In June 2000, an energizing editor at The Sun-Times dispatched an emissary to Deeb's hometown of Buffalo with an offer: The paper would pay the one-time "enfant terrible" $1,000 per-week for a single medium-length column on any topic he wanted - media or not.

Deeb was 54 years old and had flown through golden game-changing turns at The Trib (1973-80), The Sun-Times (1980-83) and WLS-Channel 7 (1983-95).

But he was easing into a contented retirement.

So, in the ambient swooshing of an approaching midnight at Niagara Falls, he told the insouciant messenger, "Thanks, but no thanks."

STREET-BEATIN':

ESPN's first "Sunday Night Baseball" ever to air on ABC will feature the White Sox-Cubs from Wrigley Field August 8. By then, Tony La Russa and his winning wounded should be drawing away in the AL-Central; Jed Hoyer will likely have a garage-sale clubhouse that looks more like a first-timers outing from "It's Just Lunch." ...

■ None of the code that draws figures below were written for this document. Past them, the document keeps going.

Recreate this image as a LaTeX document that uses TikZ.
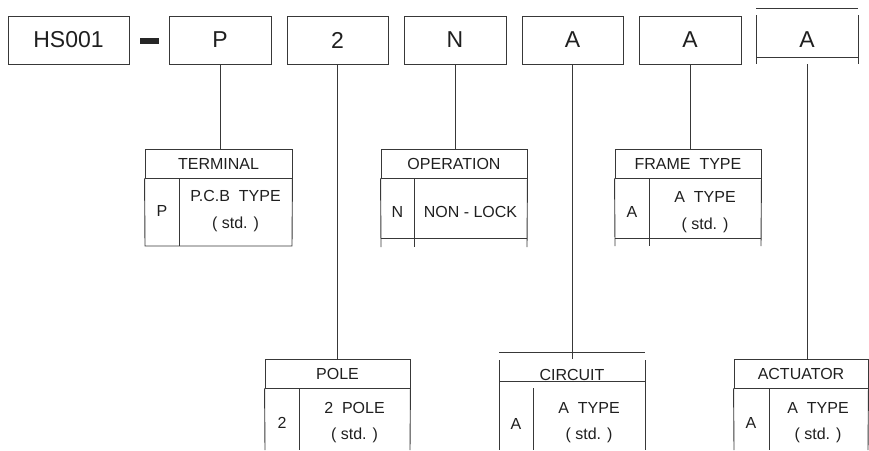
\documentclass[tikz,border=0pt]{standalone}
\usepackage{fontspec}
\setmainfont{Liberation Sans}
\begin{document}
\begin{tikzpicture}[x=1pt,y=-1pt,
  ln/.style={draw=black!78,line width=0.9pt},
  topbox/.style={ln,rectangle,minimum height=48pt,inner sep=0pt,font=\fontsize{23}{26}\selectfont,text=black!88},
  hdr/.style={ln,rectangle,minimum height=29pt,inner sep=0pt,font=\fontsize{16}{18}\selectfont,text=black!88},
  txt/.style={inner sep=0pt,font=\fontsize{16}{18}\selectfont,text=black!88}]
\useasboundingbox (0,0) rectangle (869,450);
% top row
\node[topbox,minimum width=121pt] (hs) at (68.5,40) {HS001};
\fill[black!85] (140,38) rectangle (159,43.5);
\node[topbox,minimum width=102pt] (p) at (220,40) {P};
\node[topbox,minimum width=101pt] (two) at (337.5,40) {2};
\node[topbox,minimum width=102pt] (n) at (455,40) {N};
\node[topbox,minimum width=101pt] (a1) at (572.5,40) {A};
\node[topbox,minimum width=102pt] (a2) at (690,40) {A};
\node[topbox,draw=none,minimum width=102pt] (a3) at (807,40) {A};
\draw[ln] (756,8) -- (858,8);
\draw[ln] (756,15) -- (756,64) (858,15) -- (858,64);
\draw[ln] (756,57) -- (858,57);
% TERMINAL
\node[hdr,minimum width=147pt] (term) at (218.5,163.5) {TERMINAL};
\draw[ln] (term.south west) -- (145,246) -- (292,246) -- (term.south east);
\draw[ln] (179,178) -- (179,246);
\node[txt] (termk) at (162,211) {P};
\node[txt] (termv) at (235.5,196) {P.C.B\ \ TYPE};
\node[txt] (terms) at (235.5,224.5) {( std. )};
% OPERATION
\node[hdr,minimum width=146pt] (oper) at (454,163.5) {OPERATION};
\draw[ln] (oper.south west) -- (381,247) (oper.south east) -- (527,247);
\draw[ln] (381,238) -- (527,238);
\draw[ln] (414,178) -- (414,247);
\node[txt] (operk) at (397.5,212) {N};
\node[txt] (operv) at (470.5,212) {NON - LOCK};
% FRAME TYPE
\node[hdr,minimum width=146pt] (frame) at (688,163.5) {FRAME\ \ TYPE};
\draw[ln] (frame.south west) -- (615,246) (frame.south east) -- (761,246);
\draw[ln] (615,238) -- (761,238);
\draw[ln] (649,178) -- (649,246);
\node[txt] (framek) at (632,212) {A};
\node[txt] (framev) at (705,197) {A\ \ TYPE};
\node[txt] (frames) at (705,225.5) {( std. )};
% POLE
\node[hdr,minimum width=145pt] (pole) at (337.5,373.5) {POLE};
\draw[ln] (pole.south west) -- (265,450) (pole.south east) -- (410,450);
\draw[ln] (299,388) -- (299,450);
\node[txt] (polek) at (282,423) {2};
\node[txt] (polev) at (354.5,408) {2\ \ POLE};
\node[txt] (poles) at (354.5,435) {( std. )};
% CIRCUIT
\coordinate (circtop) at (572.5,359);
\draw[ln] (499,352) -- (645,352);
\draw[ln] (499,360) -- (499,450) (645,360) -- (645,450);
\draw[ln] (499,381) -- (645,381);
\node[txt,anchor=base] (circ) at (572,380.5) {CIRCUIT};
\draw[ln] (533,388) -- (533,450);
\node[txt] (circk) at (516,424) {A};
\node[txt] (circv) at (589,408) {A\ \ TYPE};
\node[txt] (circs) at (589,435) {( std. )};
% ACTUATOR
\node[hdr,minimum width=134pt] (act) at (801,373.5) {ACTUATOR};
\draw[ln] (act.south west) -- (734,450) (act.south east) -- (868,450);
\draw[ln] (769,388) -- (769,450);
\node[txt] (actk) at (751,423) {A};
\node[txt] (actv) at (818,408) {A\ \ TYPE};
\node[txt] (acts) at (818,435) {( std. )};
% connectors
\draw[ln] (p.south) -- (p.south |- term.north);
\draw[ln] (two.south) -- (two.south |- pole.north);
\draw[ln] (n.south) -- (n.south |- oper.north);
\draw[ln] (a1.south) -- (circtop);
\draw[ln] (a2.south) -- (a2.south |- frame.north);
\draw[ln] (a3.south) -- (a3.south |- act.north);
\end{tikzpicture}
\end{document}
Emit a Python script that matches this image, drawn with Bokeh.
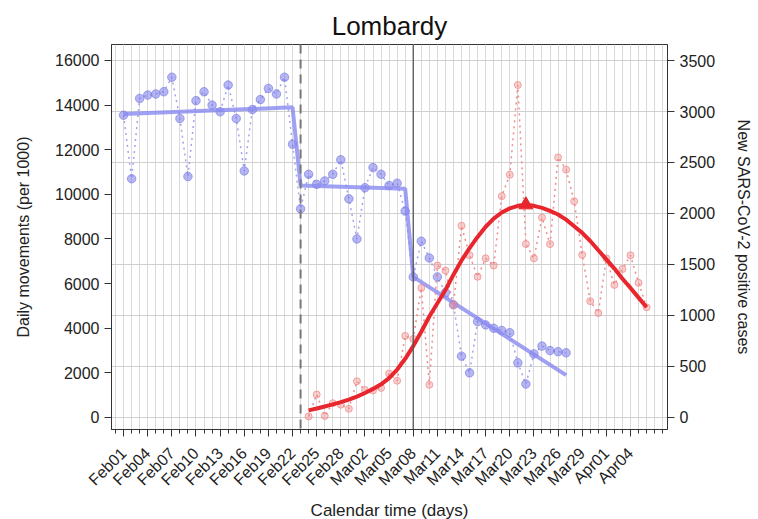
from math import pi
from bokeh.plotting import figure
from bokeh.models import Range1d, LinearAxis, FixedTicker, Span, Grid
from bokeh.embed import file_html
from bokeh.resources import INLINE

# ---- data (day index: 0 = Feb 01, 2020) ----
days_blue = list(range(0, 56))
movements = [13550, 10700, 14300, 14450, 14500, 14600, 15250, 13400, 10800, 14200,
             14600, 14000, 13700, 14900, 13400, 11050, 13800, 14250, 14750, 14500,
             15250, 12250, 9350, 10900, 10450, 10600, 10900, 11550, 9800, 8000,
             10300, 11200, 10900, 10400, 10500, 9250, 6300, 7900, 7150, 6300,
             5600, 5050, 2750, 2000, 4300, 4150, 4000, 3900, 3800, 2450,
             1500, 2850, 3200, 3000, 2950, 2900]
trend_blue_days = [0, 21, 22, 35, 36, 55]
trend_blue = [13600, 13900, 10400, 10250, 6300, 1900]

days_red = list(range(23, 66))
cases = [10, 225, 15, 140, 125, 85, 355, 270, 265, 290,
         430, 360, 800, 770, 1270, 320, 1490, 1440, 1100, 1880,
         1590, 1380, 1560, 1490, 2170, 2380, 3260, 1700, 1560, 1960,
         1700, 2550, 2430, 2120, 1595, 1140, 1025, 1560, 1300, 1455,
         1590, 1320, 1080]
trend_red = [70, 88, 108, 128, 150, 175, 205, 240, 280, 325,
             385, 470, 575, 700, 840, 990, 1120, 1250, 1400, 1540,
             1660, 1770, 1870, 1950, 2010, 2050, 2075, 2085, 2075, 2055,
             2025, 1990, 1940, 1875, 1810, 1730, 1640, 1550, 1460, 1360,
             1270, 1175, 1080]

tick_days = [0, 3, 6, 9, 12, 15, 18, 21, 24, 27, 30, 33, 36, 39, 42, 45, 48, 51, 54, 57, 60, 63]
tick_labels = ["Feb01", "Feb04", "Feb07", "Feb10", "Feb13", "Feb16", "Feb19", "Feb22",
               "Feb25", "Feb28", "Mar02", "Mar05", "Mar08", "Mar11", "Mar14", "Mar17",
               "Mar20", "Mar23", "Mar26", "Mar29", "Apr01", "Apr04"]
all_days = list(range(-1, 68))
left_ticks = [0, 2000, 4000, 6000, 8000, 10000, 12000, 14000, 16000]
right_ticks = [0, 500, 1000, 1500, 2000, 2500, 3000, 3500]
partial_closure_day = 22
lockdown_day = 36

FONT = "Liberation Sans"
BLUE = "#7a7ae8"
RED = "#e8262e"
PINK = "#f08a8a"

p = figure(frame_width=556, frame_height=385,
           x_range=Range1d(-1.5, 67.6), y_range=Range1d(-538, 16717),
           output_backend="svg", toolbar_location=None,
           min_border_left=111, min_border_top=44, min_border_right=75, min_border_bottom=60,
           title="Lombardy")
p.extra_y_ranges = {"cases": Range1d(-118, 3657)}

p.title.text_font = FONT
p.title.text_font_size = "26px"
p.title.text_font_style = "normal"
p.title.align = "center"
p.title.text_color = "#111111"
p.title.standoff = 7

p.outline_line_color = "#333333"
p.background_fill_color = "white"

# x axis
xa = p.xaxis[0]
xa.ticker = FixedTicker(ticks=tick_days, minor_ticks=all_days)
xa.major_label_overrides = {d: lab for d, lab in zip(tick_days, tick_labels)}
xa.major_label_orientation = pi / 4
xa.axis_label = "Calendar time (days)"

# left axis
ya = p.yaxis[0]
ya.ticker = FixedTicker(ticks=left_ticks)
ya.axis_label = "Daily movements (per 1000)"

# right axis
ra = LinearAxis(y_range_name="cases", ticker=FixedTicker(ticks=right_ticks),
                axis_label="New SARS-CoV-2 positive cases")
p.add_layout(ra, "right")

for ax in (xa, ya, ra):
    ax.axis_line_color = "#333333"
    ax.major_tick_line_color = "#333333"
    ax.minor_tick_line_color = "#333333"
    ax.major_tick_out = 7
    ax.major_tick_in = 0
    ax.minor_tick_out = 4
    ax.minor_tick_in = 0
    ax.major_label_text_font = FONT
    ax.major_label_text_font_size = "16px"
    ax.major_label_text_color = "#222222"
    ax.axis_label_text_font = FONT
    ax.axis_label_text_font_size = "16px"
    ax.axis_label_text_font_style = "normal"
    ax.axis_label_text_color = "#222222"
ya.minor_tick_line_color = None
ra.minor_tick_line_color = None
ya.axis_label_standoff = 20
ra.axis_label_standoff = 17
xa.major_label_standoff = 14
xa.axis_label_standoff = 3
xa.axis_label_text_font_size = "17px"

# grids
p.ygrid.visible = False
p.xgrid.grid_line_color = "#dadada"
p.xgrid.minor_grid_line_color = "#dadada"
hg = Grid(dimension=1, ticker=ra.ticker, y_range_name="cases", grid_line_color="#d0d0d0")
p.add_layout(hg)

# vertical reference lines
p.add_layout(Span(location=partial_closure_day, dimension="height", line_color="#777777",
                  line_width=2, line_dash="9 6"))
p.add_layout(Span(location=lockdown_day, dimension="height", line_color="#555555", line_width=1.3))

# movements (left axis)
p.line(days_blue, movements, line_color=BLUE, line_width=1.5, line_dash="dotted", line_alpha=0.7)
p.scatter(days_blue, movements, size=8.5, fill_color=BLUE, fill_alpha=0.55,
          line_color=BLUE, line_alpha=0.65)
p.line(trend_blue_days, trend_blue, line_color="#8a8af0", line_width=4, line_alpha=0.8)

# cases (right axis)
p.line(days_red, cases, line_color=PINK, line_width=1.5, line_dash="dotted",
       y_range_name="cases")
p.scatter(days_red, cases, size=7, fill_color=PINK, fill_alpha=0.4,
          line_color=PINK, line_alpha=0.75, y_range_name="cases")
p.line(days_red, trend_red, line_color=RED, line_width=4, y_range_name="cases")
peak_i = trend_red.index(max(trend_red))
p.scatter([days_red[peak_i]], [trend_red[peak_i]], marker="triangle", size=14,
          fill_color=RED, line_color=RED, y_range_name="cases")

open("out.html", "w").write(file_html(p, INLINE))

Two words if the pandemic-plagued Tokyo Olympics do indeed go on: "bad idea." NBCUniversal chairman Mark Lazarus is telling media that "enhanced sound" plus cameras in the U.S. homes of family members of select athletes will amp up coverage. (Doubt it.) ...

As expected, ESPN is fast-tracking ex-Bears LB Sam Acho into its college football and NFL coverage this season. Vic Fangio loved the man; AOL Sports once designated him as one of "six NFLers with genius IQs." ...

Certain to send hearts pounding from St. Louis to Cedar Falls, "American Underdog" - a biopic about Super Bowl-winning QB Kurt Warner - is set for a December theatrical release. (Can "The Trent Dilfer Story" be far behind?) ...

Mike Campbell, president of the Illinois Thoroughbred Horsemen's Association, said he thinks Churchill Downs Inc. may apply for a single week of harness racing at Quad City Downs in 2022 to keep its "Twin Spires" advance deposit wagering license alive in Illinois. ...

And Scott Thomson, on the new shorthand for Jake Arrieta if the Stuart Margolin-lookalike ever makes it back to the mound for the Cubs: "J-Shelled."